>> Begin

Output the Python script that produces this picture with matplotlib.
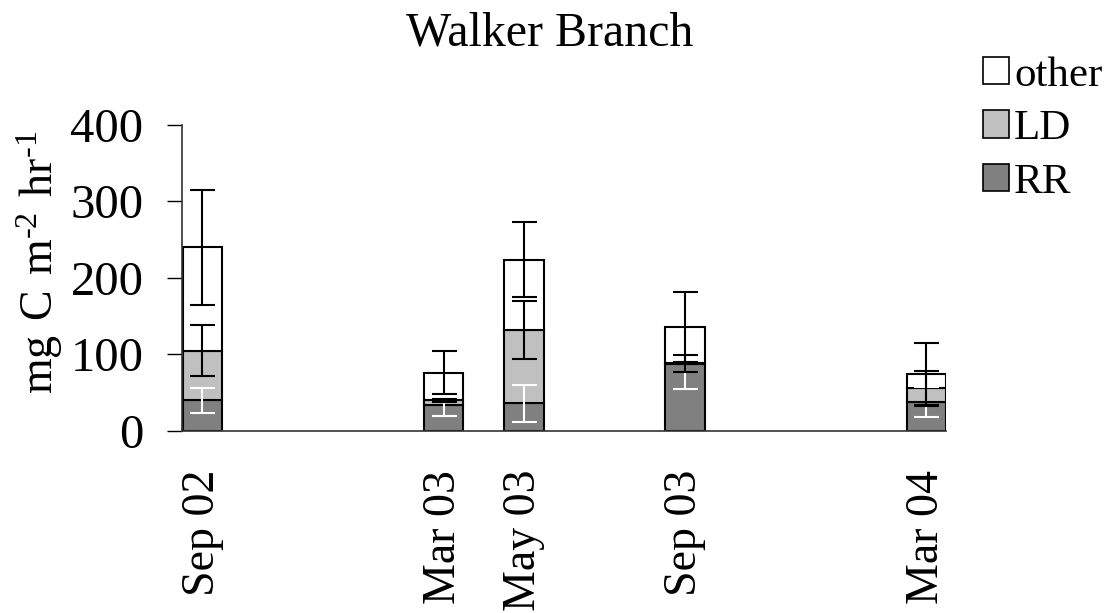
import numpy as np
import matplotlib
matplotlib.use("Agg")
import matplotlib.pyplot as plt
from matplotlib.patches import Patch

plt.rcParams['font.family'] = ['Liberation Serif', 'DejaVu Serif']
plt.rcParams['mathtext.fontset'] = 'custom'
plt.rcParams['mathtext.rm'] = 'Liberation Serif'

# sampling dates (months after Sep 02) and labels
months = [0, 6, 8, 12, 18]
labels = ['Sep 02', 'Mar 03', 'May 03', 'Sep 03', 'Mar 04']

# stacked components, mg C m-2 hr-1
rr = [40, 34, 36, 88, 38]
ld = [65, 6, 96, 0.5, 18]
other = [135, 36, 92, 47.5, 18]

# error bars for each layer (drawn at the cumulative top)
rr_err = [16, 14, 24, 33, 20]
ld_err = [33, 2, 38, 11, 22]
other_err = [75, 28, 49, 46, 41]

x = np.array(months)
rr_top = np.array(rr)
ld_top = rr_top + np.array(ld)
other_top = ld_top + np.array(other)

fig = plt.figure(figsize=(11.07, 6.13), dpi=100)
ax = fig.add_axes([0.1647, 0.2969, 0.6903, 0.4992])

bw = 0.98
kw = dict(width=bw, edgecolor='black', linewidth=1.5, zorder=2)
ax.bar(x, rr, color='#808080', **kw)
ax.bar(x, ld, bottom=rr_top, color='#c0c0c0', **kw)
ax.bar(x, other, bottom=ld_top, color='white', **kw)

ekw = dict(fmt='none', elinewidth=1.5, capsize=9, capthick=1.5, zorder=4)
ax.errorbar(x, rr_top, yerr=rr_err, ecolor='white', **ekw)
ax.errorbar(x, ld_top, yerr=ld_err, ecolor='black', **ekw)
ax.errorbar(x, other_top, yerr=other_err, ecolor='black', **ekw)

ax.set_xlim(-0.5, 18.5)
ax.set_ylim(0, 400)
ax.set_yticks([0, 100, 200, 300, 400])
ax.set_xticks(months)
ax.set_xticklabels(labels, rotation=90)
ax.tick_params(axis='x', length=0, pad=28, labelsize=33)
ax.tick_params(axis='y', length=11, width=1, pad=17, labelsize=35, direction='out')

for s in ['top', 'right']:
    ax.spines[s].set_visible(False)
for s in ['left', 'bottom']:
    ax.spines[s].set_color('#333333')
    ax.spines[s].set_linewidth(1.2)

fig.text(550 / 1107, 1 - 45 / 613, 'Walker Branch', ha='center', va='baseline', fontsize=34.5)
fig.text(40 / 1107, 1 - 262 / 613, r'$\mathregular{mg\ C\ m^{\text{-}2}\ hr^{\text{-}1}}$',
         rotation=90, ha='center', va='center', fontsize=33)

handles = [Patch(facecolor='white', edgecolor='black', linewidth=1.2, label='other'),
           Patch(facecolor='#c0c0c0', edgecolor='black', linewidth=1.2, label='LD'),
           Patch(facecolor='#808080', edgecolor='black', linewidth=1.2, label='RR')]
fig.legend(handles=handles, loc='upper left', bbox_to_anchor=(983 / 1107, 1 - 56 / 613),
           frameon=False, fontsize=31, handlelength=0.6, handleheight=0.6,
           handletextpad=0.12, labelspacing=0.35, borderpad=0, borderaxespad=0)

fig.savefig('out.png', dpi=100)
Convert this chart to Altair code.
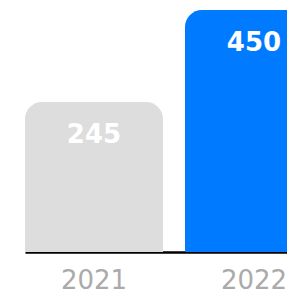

>> End

What is expected:
Copy, word for word, the entries above from the first line to the line that holds "from matplotlib.patches import Patch". Drop the pictures.

Solution for this problem:
Output the Python script that produces this picture with matplotlib.
import numpy as np
import matplotlib
matplotlib.use("Agg")
import matplotlib.pyplot as plt
from matplotlib.patches import Patch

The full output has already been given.